An article from Bustle pointed out that Moana could be Disney’s chance to present diversity in cultural representation and to make complex characters as opposed to stereotypical ones. And not be a mish mash of all the various cultures throughout the Pacific, thereby missing the boat completely.
“This is their chance,” says Bustle, “to give Polynesian children around the world the representation they’ve always wanted and a princess that they can root for in a story they can love enough to watch over and over. This is their chance to start putting their history of on-screen racial insensitivity behind them.”

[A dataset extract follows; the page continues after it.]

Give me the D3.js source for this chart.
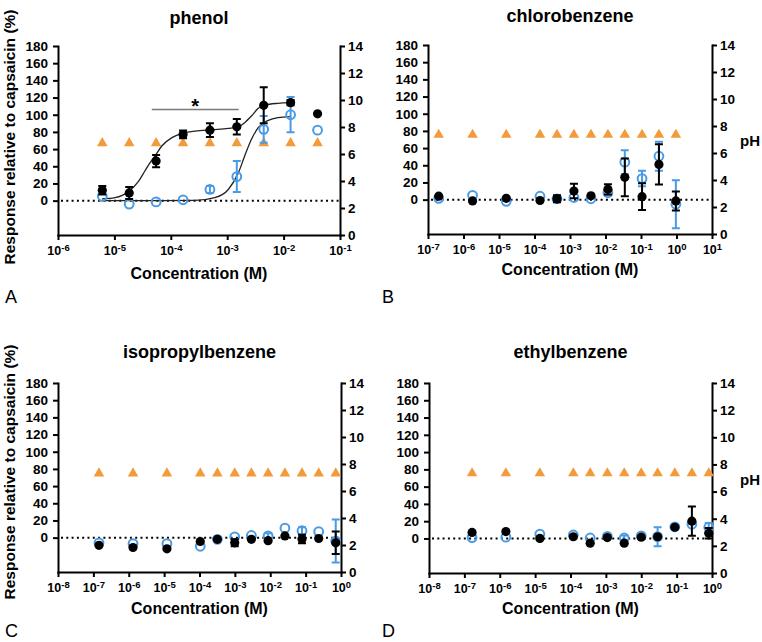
<!DOCTYPE html>
<html>
<head>
<meta charset="utf-8">
<script src="https://cdn.jsdelivr.net/npm/d3@7"></script>
<style>
body { margin: 0; background: #fff; }
svg { font-family: 'Liberation Sans', Arial, Helvetica, sans-serif; }
</style>
</head>
<body>
<svg id="fig" width="762" height="642"></svg>
<script>
// ---- data (response in %, pH on right axis) ----
// A: phenol
const phenol_conc = [6.1e-6, 1.83e-5, 5.49e-5, 1.65e-4, 4.94e-4, 1.48e-3, 4.44e-3, 1.33e-2, 4.0e-2];
const phenol_black = [12, 9, 46, 77, 82, 86, 111, 114, 101];
const phenol_black_err = [5, 7, 7, 4.5, 8, 9, 21, 3, 0];
const phenol_blue = [5, -4, -1.5, 1, 13, 28, 83, 100, 82];
const phenol_blue_err = [0, 0, 0, 0, 4, 18, 15.5, 20.5, 0];
const phenol_ph = [6.8, 6.8, 6.8, 6.8, 6.8, 6.8, 6.8, 6.8, 6.8];
// fitted curves (log10 M, %)
const phenol_fit_black_logx = [-5.22, -4.99, -4.75, -4.57, -4.46, -4.37, -4.28, -4.16, -3.98, -3.81, -3.57, -3.27, -2.98, -2.80, -2.69, -2.57, -2.45, -2.33, -2.10, -1.88];
const phenol_fit_black_y = [2, 3.5, 10.5, 22.8, 34.5, 44, 52, 63.6, 73.3, 78, 81, 82.6, 84, 86, 90.8, 98.5, 107.4, 111.3, 113.3, 114];
const phenol_fit_blue_logx = [-5.22, -4.2, -3.57, -3.22, -2.98, -2.80, -2.69, -2.57, -2.45, -2.27, -2.10, -1.88];
const phenol_fit_blue_y = [0, 0, 0.3, 3.5, 13, 32.6, 52, 71.4, 85, 93.5, 96.6, 97.8];
const phenol_sig = [4.6e-5, 1.6e-3, 106];   // x from, x to, level

// B: chlorobenzene
const chloro_conc = [2e-7, 1.8e-6, 1.6e-5, 1.43e-4, 4.3e-4, 1.29e-3, 3.9e-3, 1.17e-2, 3.5e-2, 0.107, 0.32, 0.96];
const chloro_black = [4, -1.5, 1.5, -1, 1, 10, 4.5, 12, 26, 3.5, 41, -1.5];
const chloro_black_err = [0, 0, 0, 0, 4, 8.5, 0, 6, 22, 15.5, 23.5, 11];
const chloro_blue = [1.5, 5, -2, 4, 1, 2.5, 1, 8, 43.6, 24.5, 50.5, -5.4];
const chloro_blue_err = [0, 0, 0, 0, 3, 0, 0, 3, 14, 9, 17, 28];
const chloro_ph = [7.35, 7.35, 7.35, 7.35, 7.35, 7.35, 7.35, 7.35, 7.35, 7.35, 7.35, 7.35];

// C: isopropylbenzene
const iso_conc = [1.44e-7, 1.32e-6, 1.2e-5, 1.05e-4, 3.2e-4, 9.9e-4, 2.93e-3, 8.7e-3, 2.6e-2, 7.9e-2, 0.234, 0.71];
const iso_black = [-9, -11.5, -13, -4.5, -2, -6, -2, -3.5, 2, -1.5, -1, -6];
const iso_black_err = [0, 0, 0, 0, 0, 4, 0, 0, 0, 5, 0, 13];
const iso_blue = [-6, -7, -7, -10, -2, 1, 2.5, 2, 11, 8, 7, -4];
const iso_blue_err = [0, 0, 0, 0, 0, 0, 0, 3, 0, 4, 0, 25];
const iso_ph = [7.3, 7.3, 7.3, 7.3, 7.3, 7.3, 7.3, 7.3, 7.3, 7.3, 7.3, 7.3];

// D: ethylbenzene
const ethyl_conc = [1.65e-7, 1.49e-6, 1.36e-5, 1.2e-4, 3.6e-4, 1.1e-3, 3.3e-3, 1e-2, 2.9e-2, 8.9e-2, 0.27, 0.81];
const ethyl_black = [7, 8, 0, 2, -5.5, 1, -5.5, 1.5, 2, 13, 20, 6];
const ethyl_black_err = [0, 0, 0, 0, 0, 0, 0, 0, 0, 0, 17, 6];
const ethyl_blue = [1, 1.5, 5, 4, 0.5, 2.5, 0.5, 3, 2, 13.5, 16.5, 13];
const ethyl_blue_err = [0, 0, 0, 0, 0, 0, 3, 0, 11, 0, 0, 5];
const ethyl_ph = [7.35, 7.35, 7.35, 7.35, 7.35, 7.35, 7.35, 7.35, 7.35, 7.35, 7.35, 7.35];

const y_ticks = [0, 20, 40, 60, 80, 100, 120, 140, 160, 180];
const ph_ticks = [0, 2, 4, 6, 8, 10, 12, 14];

const BLUE = '#4a9be6';
const ORANGE = '#f39a3a';

class DoseChart {

    constructor( config, data ) {
        this.config = {
            parent: config.parent,
            box: config.box,
            xdomain: config.xdomain,
            title: config.title,
            title_y: config.title_y,
            xlabel_y: config.xlabel_y,
            letter: config.letter,
            letter_pos: config.letter_pos,
            ylabel: config.ylabel || null,
            phlabel: config.phlabel || null
        }
        this.data = data;
        this.init();
    }

    init() {
        let self = this;
        const b = self.config.box;

        self.svg = d3.select( self.config.parent );
        self.chart = self.svg.append('g');

        self.xscale = d3.scaleLog()
            .domain( self.config.xdomain )
            .range( [b.left, b.right] );

        self.yscale = d3.scaleLinear()
            .domain( [-40, 180] )
            .range( [b.bottom, b.top] );

        self.phscale = d3.scaleLinear()
            .domain( [0, 14] )
            .range( [b.bottom, b.top] );

        const e0 = Math.round(Math.log10(self.config.xdomain[0]));
        const e1 = Math.round(Math.log10(self.config.xdomain[1]));
        self.xticks = d3.range(e0, e1 + 1).map(e => Math.pow(10, e));

        self.xaxis = d3.axisBottom( self.xscale )
            .tickValues( self.xticks )
            .tickSize(5)
            .tickSizeOuter(0)
            .tickPadding(6)
            .tickFormat(() => '');

        self.yaxis = d3.axisLeft( self.yscale )
            .tickValues( y_ticks )
            .tickSize(5)
            .tickSizeOuter(0)
            .tickPadding(5);

        self.phaxis = d3.axisRight( self.phscale )
            .tickValues( ph_ticks )
            .tickSize(5)
            .tickSizeOuter(0)
            .tickPadding(3);

        self.xaxis_group = self.chart.append('g')
            .attr('transform', `translate(0, ${b.bottom})`);
        self.yaxis_group = self.chart.append('g')
            .attr('transform', `translate(${b.left}, 0)`);
        self.phaxis_group = self.chart.append('g')
            .attr('transform', `translate(${b.right}, 0)`);

        const cx = (b.left + b.right) / 2;

        self.svg.append('text')
            .attr('x', cx)
            .attr('y', self.config.title_y)
            .attr('text-anchor', 'middle')
            .style('font-size', '18px')
            .style('font-weight', 'bold')
            .text( self.config.title );

        self.svg.append('text')
            .attr('x', cx)
            .attr('y', self.config.xlabel_y)
            .attr('text-anchor', 'middle')
            .style('font-size', '16px')
            .style('font-weight', 'bold')
            .text('Concentration (M)');

        self.svg.append('text')
            .attr('x', self.config.letter_pos[0])
            .attr('y', self.config.letter_pos[1])
            .style('font-size', '18px')
            .text( self.config.letter );

        if (self.config.ylabel) {
            self.svg.append('text')
                .attr('transform', `translate(${self.config.ylabel[0]}, ${self.config.ylabel[1]}) rotate(-90)`)
                .attr('text-anchor', 'middle')
                .style('font-size', '15.5px')
                .style('font-weight', 'bold')
                .text('Response relative to capsaicin (%)');
        }

        if (self.config.phlabel) {
            self.svg.append('text')
                .attr('x', self.config.phlabel[0])
                .attr('y', self.config.phlabel[1])
                .style('font-size', '15px')
                .style('font-weight', 'bold')
                .text('pH');
        }
    }

    update() {
        let self = this;
        const d = self.data;

        self.points = d.conc.map((c, i) => ({
            x: c,
            black: d.black[i], black_err: d.black_err[i],
            blue: d.blue[i], blue_err: d.blue_err[i],
            ph: d.ph[i]
        }));

        self.line = d3.line()
            .x(p => self.xscale(Math.pow(10, p[0])))
            .y(p => self.yscale(p[1]))
            .curve(d3.curveMonotoneX);

        self.render();
    }

    errorbars( rows, value, err, color ) {
        let self = this;
        const cap = 4;
        const g = self.chart.append('g')
            .attr('stroke', color)
            .attr('stroke-width', 2)
            .attr('fill', 'none');
        rows.filter(r => r[err] > 0).forEach(r => {
            const x = self.xscale(r.x);
            const y0 = self.yscale(r[value] - r[err]);
            const y1 = self.yscale(r[value] + r[err]);
            g.append('path')
                .attr('d', `M${x},${y0}V${y1}M${x - cap},${y0}H${x + cap}M${x - cap},${y1}H${x + cap}`);
        });
    }

    render() {
        let self = this;
        const b = self.config.box;
        const d = self.data;

        // dotted zero line
        self.chart.append('line')
            .attr('x1', b.left + 3)
            .attr('x2', b.right)
            .attr('y1', self.yscale(0))
            .attr('y2', self.yscale(0))
            .attr('stroke', '#000')
            .attr('stroke-width', 2)
            .attr('stroke-dasharray', '2,3.3');

        // pH triangles
        self.chart.selectAll('.ph')
            .data(self.points)
            .join('path')
            .attr('class', 'ph')
            .attr('d', d3.symbol(d3.symbolTriangle, 48))
            .attr('transform', p => `translate(${self.xscale(p.x)}, ${self.phscale(p.ph)})`)
            .attr('fill', ORANGE);

        // fitted curves
        if (d.fit_black) {
            self.chart.append('path')
                .attr('d', self.line(d.fit_black))
                .attr('stroke', '#222')
                .attr('stroke-width', 1.3)
                .attr('fill', 'none');
        }
        if (d.fit_blue) {
            self.chart.append('path')
                .attr('d', self.line(d.fit_blue))
                .attr('stroke', '#222')
                .attr('stroke-width', 1.3)
                .attr('fill', 'none');
        }

        // significance bar
        if (d.sig) {
            const sy = self.yscale(d.sig[2]);
            self.chart.append('line')
                .attr('x1', self.xscale(d.sig[0]))
                .attr('x2', self.xscale(d.sig[1]))
                .attr('y1', sy)
                .attr('y2', sy)
                .attr('stroke', '#7a7a7a')
                .attr('stroke-width', 1.6);
            self.chart.append('text')
                .attr('x', (self.xscale(d.sig[0]) + self.xscale(d.sig[1])) / 2)
                .attr('y', sy + 3)
                .attr('text-anchor', 'middle')
                .style('font-size', '20px')
                .style('font-weight', 'bold')
                .text('*');
        }

        // blue open circles
        self.errorbars(self.points, 'blue', 'blue_err', BLUE);
        self.chart.selectAll('.blue')
            .data(self.points)
            .join('circle')
            .attr('class', 'blue')
            .attr('cx', p => self.xscale(p.x))
            .attr('cy', p => self.yscale(p.blue))
            .attr('r', 4.4)
            .attr('fill', 'none')
            .attr('stroke', BLUE)
            .attr('stroke-width', 2);

        // black filled circles
        self.errorbars(self.points, 'black', 'black_err', '#000');
        self.chart.selectAll('.black')
            .data(self.points)
            .join('circle')
            .attr('class', 'black')
            .attr('cx', p => self.xscale(p.x))
            .attr('cy', p => self.yscale(p.black))
            .attr('r', 4.6)
            .attr('fill', '#000');

        self.xaxis_group.call( self.xaxis );
        self.yaxis_group.call( self.yaxis );
        self.phaxis_group.call( self.phaxis );

        [self.xaxis_group, self.yaxis_group, self.phaxis_group].forEach(g => {
            g.select('.domain').attr('stroke-width', 2).attr('stroke-linecap', 'square');
            g.selectAll('.tick line').attr('stroke-width', 2);
            g.selectAll('.tick text')
                .attr('fill', '#000')
                .style('font-family', "'Liberation Sans', Arial, sans-serif")
                .style('font-size', '13.5px')
                .style('font-weight', 'bold');
        });

        // 10^n tick labels
        self.xaxis_group.selectAll('.tick text')
            .style('font-size', '12.5px')
            .each(function(v) {
                const t = d3.select(this);
                t.text(null);
                t.append('tspan').text('10');
                t.append('tspan')
                    .attr('dy', '-0.42em')
                    .style('font-size', '9.5px')
                    .text(Math.round(Math.log10(v)));
            });
    }
}

const zip = (a, b) => a.map((v, i) => [v, b[i]]);

let chartA = new DoseChart({
    parent: '#fig',
    box: {left: 58, right: 340, top: 46, bottom: 235},
    xdomain: [1e-6, 1e-1],
    title: 'phenol', title_y: 24,
    xlabel_y: 279,
    letter: 'A', letter_pos: [5, 303],
    ylabel: [15, 137]
}, {
    conc: phenol_conc, black: phenol_black, black_err: phenol_black_err,
    blue: phenol_blue, blue_err: phenol_blue_err, ph: phenol_ph,
    fit_black: zip(phenol_fit_black_logx, phenol_fit_black_y),
    fit_blue: zip(phenol_fit_blue_logx, phenol_fit_blue_y),
    sig: phenol_sig
});
chartA.update();

let chartB = new DoseChart({
    parent: '#fig',
    box: {left: 428, right: 712, top: 45, bottom: 234},
    xdomain: [1e-7, 1e1],
    title: 'chlorobenzene', title_y: 22,
    xlabel_y: 275,
    letter: 'B', letter_pos: [382, 303],
    phlabel: [740, 146]
}, {
    conc: chloro_conc, black: chloro_black, black_err: chloro_black_err,
    blue: chloro_blue, blue_err: chloro_blue_err, ph: chloro_ph
});
chartB.update();

let chartC = new DoseChart({
    parent: '#fig',
    box: {left: 58, right: 341, top: 383, bottom: 572},
    xdomain: [1e-8, 1e0],
    title: 'isopropylbenzene', title_y: 358,
    xlabel_y: 614,
    letter: 'C', letter_pos: [5, 637],
    ylabel: [15, 472]
}, {
    conc: iso_conc, black: iso_black, black_err: iso_black_err,
    blue: iso_blue, blue_err: iso_blue_err, ph: iso_ph
});
chartC.update();

let chartD = new DoseChart({
    parent: '#fig',
    box: {left: 429, right: 712, top: 383, bottom: 573},
    xdomain: [1e-8, 1e0],
    title: 'ethylbenzene', title_y: 358,
    xlabel_y: 614,
    letter: 'D', letter_pos: [382, 637],
    phlabel: [740, 485]
}, {
    conc: ethyl_conc, black: ethyl_black, black_err: ethyl_black_err,
    blue: ethyl_blue, blue_err: ethyl_blue_err, ph: ethyl_ph
});
chartD.update();
</script>
</body>
</html>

The truth is I’d love to take my six year-old to a movie with all the bells and entertaining whistles where the fictional female hero is a strong, intelligent and articulate Polynesian girl who doesn’t look like a brown Barbie-doll. It would be great if our lead isn’t rescued by a white bloke. Like many of her friends, cousins and our Pasifika relations, my baby is bilingual, proud of her ancestry and connected to her culture. She understands her place in the universe. She is a real-life, modern-day adventurer, having accompanied her mother’s band on nearly every tour of duty.

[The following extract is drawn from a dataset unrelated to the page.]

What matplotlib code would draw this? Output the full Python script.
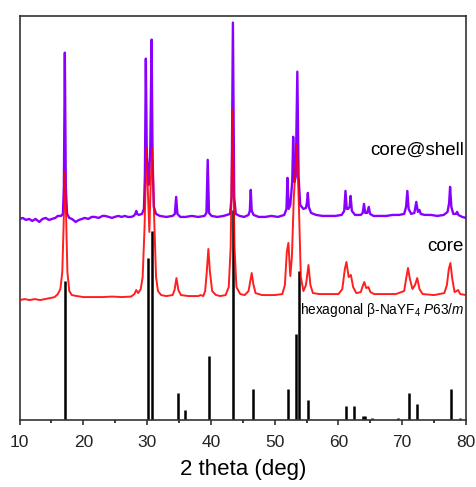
"""XRD patterns: core, core@shell and the hexagonal NaYF4 reference sticks."""
import matplotlib
matplotlib.use("Agg")
import matplotlib.pyplot as plt
import numpy as np

plt.rcParams["font.family"] = ["Liberation Sans", "DejaVu Sans"]
plt.rcParams["mathtext.fontset"] = "custom"
plt.rcParams["mathtext.rm"] = "Liberation Sans"
plt.rcParams["mathtext.it"] = "Liberation Sans:italic"

# --- reference pattern (hexagonal beta-NaYF4, P63/m), relative intensity % ---
ref_2theta = [17.2, 30.1, 30.8, 34.8, 35.9, 39.7, 43.5, 46.6, 52.1, 53.3, 53.8,
              55.3, 61.2, 62.4, 63.9, 64.2, 65.3, 69.4, 71.0, 72.3, 77.6, 79.1]
ref_int = [66, 77, 90, 13, 5, 30.5, 100, 15, 15, 41, 71,
           9.5, 7, 7, 2, 2, 1.2, 1, 13, 7.6, 15, 1]

# --- core pattern (intensity above its own baseline, a.u.) ---
core_2theta = [10.0, 10.8, 11.6, 12.4, 13.2, 14.0, 14.8, 15.5, 16.0, 16.4, 16.7, 16.9,
               17.1, 17.3, 17.5, 17.8, 18.2, 19.0, 20.0, 21.5, 23.0, 24.5, 26.0, 27.5,
               28.0, 28.3, 28.6, 29.0, 29.3, 29.6, 29.9, 30.15, 30.35, 30.55, 30.8, 31.1,
               31.4, 31.7, 32.2, 33.0, 34.0, 34.3, 34.6, 34.9, 35.3, 36.5, 38.0, 38.4,
               38.8, 39.1, 39.35, 39.6, 39.85, 40.2, 40.8, 41.5, 42.3, 42.8, 43.1, 43.4,
               43.7, 44.0, 44.6, 45.3, 45.9, 46.15, 46.4, 46.65, 47.0, 48.0, 50.0, 51.2,
               51.6, 51.9, 52.15, 52.45, 52.7, 53.0, 53.5, 53.8, 54.1, 54.5, 54.9, 55.3,
               55.6, 56.0, 57.0, 58.5, 60.0, 60.6, 61.0, 61.25, 61.6, 61.95, 62.3, 62.8,
               63.5, 63.85, 64.05, 64.35, 64.7, 65.0, 65.6, 67.0, 69.0, 70.3, 70.6, 70.9,
               71.2, 71.6, 72.0, 72.35, 72.7, 73.2, 75.0, 76.6, 77.0, 77.3, 77.55, 77.85,
               78.2, 78.5, 78.75, 79.1, 80.0]
core_int = [-3, -2, -3, -2, -3, -2, -1, 0, 3, 8, 25, 70,
            125, 80, 25, 6, 2, 1, 0, 0, 0, 0.5, 0, 0.5,
            3, 7, 4, 8, 20, 70, 148, 100, 65, 110, 148, 80,
            20, 6, 2, 1, 2, 7, 19, 7, 2, 1, 1, 2,
            1, 6, 25, 48, 25, 6, 2, 1, 2, 10, 50, 187,
            50, 10, 3, 2, 6, 15, 24, 13, 4, 2, 2, 3,
            12, 45, 54, 21, 40, 100, 152, 90, 20, 6, 12, 32,
            12, 4, 3, 3, 3, 8, 28, 35, 20, 22, 10, 4,
            5, 12, 15, 9, 10, 5, 3, 3, 3, 6, 18, 29,
            18, 8, 12, 19, 8, 3, 2, 4, 12, 28, 34, 18,
            5, 6, 7, 3, 2]

# --- core@shell pattern (intensity above its own baseline, a.u.) ---
shell_2theta = [10.0, 10.5, 11.0, 11.5, 12.0, 12.5, 13.1, 13.6, 14.1, 14.6, 15.1, 15.6,
                16.0, 16.5, 16.8, 16.95, 17.1, 17.25, 17.45, 17.8, 18.2, 18.8, 19.3, 19.8,
                20.2, 20.8, 21.3, 21.8, 22.4, 23.0, 23.4, 24.0, 24.5, 24.9, 25.5, 26.0,
                26.5, 27.0, 27.5, 27.9, 28.15, 28.3, 28.45, 28.7, 29.2, 29.5, 29.65, 29.8,
                29.95, 30.25, 30.5, 30.7, 30.85, 31.05, 31.4, 32.0, 33.0, 34.0, 34.35, 34.55,
                34.75, 35.2, 36.0, 37.0, 38.0, 39.0, 39.3, 39.5, 39.7, 40.1, 41.0, 42.0,
                43.0, 43.25, 43.45, 43.65, 43.9, 44.5, 45.2, 45.9, 46.1, 46.25, 46.4, 46.7,
                47.5, 48.5, 49.5, 50.5, 51.5, 51.85, 52.0, 52.2, 52.45, 52.75, 52.9, 53.1,
                53.3, 53.55, 53.75, 54.0, 54.5, 54.9, 55.05, 55.2, 55.35, 55.7, 56.5, 57.5,
                58.5, 59.5, 60.5, 60.9, 61.1, 61.3, 61.5, 61.75, 61.9, 62.1, 62.6, 63.5,
                63.8, 64.0, 64.2, 64.5, 64.75, 64.95, 65.5, 66.5, 67.5, 68.5, 69.5, 70.3,
                70.6, 70.8, 71.0, 71.4, 71.9, 72.2, 72.45, 72.7, 72.9, 73.5, 74.5, 75.5,
                76.5, 77.1, 77.35, 77.5, 77.7, 78.0, 78.4, 78.6, 78.8, 79.4, 80.0]
shell_int = [-2, -1, -3, -2, -4, -2, -5, -2, -1, -3, -2, -1,
             1, 1, 3, 30, 164, 30, 3, -1, -2, -5, -3, -2,
             -1, -2, 0, 0, -1, 1, 1, 0, -1, 0, 1, 0,
             1, 0, 0, 1, 3, 6, 3, 2, 3, 8, 40, 158,
             60, 32, 70, 177, 60, 10, 3, 1, 0, 1, 3, 20,
             3, 0, 0, 1, 0, 1, 4, 57, 4, 1, 0, 1,
             3, 20, 194, 20, 3, 1, 0, 2, 6, 27, 6, 2,
             0, 0, 1, 0, 2, 8, 39, 8, 12, 35, 80, 35,
             40, 145, 40, 12, 8, 9, 14, 24, 10, 4, 2, 1,
             1, 1, 2, 6, 26, 8, 8, 10, 21, 6, 2, 2,
             4, 13, 4, 4, 10, 3, 1, 1, 1, 2, 2, 3,
             10, 26, 8, 3, 4, 15, 5, 7, 3, 2, 2, 1,
             2, 5, 14, 30, 10, 3, 3, 5, 2, 0, -1]

fig = plt.figure(figsize=(4.77, 4.87), dpi=100)
ax = fig.add_axes([0.041, 0.137, 0.936, 0.831])

# stacked layout: sticks at the bottom, core and core@shell offset upwards
stick_scale = 2.1
core_offset = 123
shell_offset = 203

ax.vlines(ref_2theta, 0, np.array(ref_int) * stick_scale, color="black",
          linewidth=1.8, zorder=1)
ax.plot(shell_2theta, np.array(shell_int) + shell_offset, color="#8a00ff",
        linewidth=1.7, zorder=2)
ax.plot(core_2theta, np.array(core_int) + core_offset, color="#ff0000",
        linewidth=1.4, alpha=0.88, zorder=3)

ax.text(79.7, 270, "core@shell", ha="right", va="center", fontsize=13.5)
ax.text(79.7, 173, "core", ha="right", va="center", fontsize=13.5)
ax.text(79.7, 110, r"hexagonal β-NaYF$_4$ $\mathit{P63/m}$", ha="right",
        va="center", fontsize=9.8)

ax.set_xlim(10, 80)
ax.set_ylim(0, 404)
ax.set_xticks(np.arange(10, 81, 10))
ax.set_xticks(np.arange(15, 80, 10), minor=True)
ax.set_yticks([])
ax.tick_params(axis="x", which="major", direction="out", length=3.8, width=1.1,
               labelsize=12.5, pad=6.5, colors="#222222")
ax.tick_params(axis="x", which="minor", direction="out", length=2.2, width=1.1)
ax.set_xlabel("2 theta (deg)", fontsize=16, labelpad=7)
for spine in ax.spines.values():
    spine.set_linewidth(1.2)
    spine.set_color("#333333")

fig.savefig("out.png", dpi=100)
plt.close(fig)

Yes, animated adventures are indeed fantasies. Yes, they are pure entertainment. Yes, it’s Disney and they have a dodgy track record. And yes, it’s all about profit at the end of the day. However, working with indigenous creatives from the cultures that inspire such stories, is an opportunity to produce a win-win situation for designers, indigenous peoples and audiences.
My hope is that little princesses across the Pacific will not only be entertained by the Disney Moana but their sense of self will be reinforced by a fantasy that reflects something of who they are in real life. And that they will be inspired to write and produce great stories and films… themselves.
DISCUSSION QUESTION
Imagine that a company approaches you about an idea to use Maori knowledge or motifs on its product. What kind of process or mechanism do you think should be in place to help sort it out?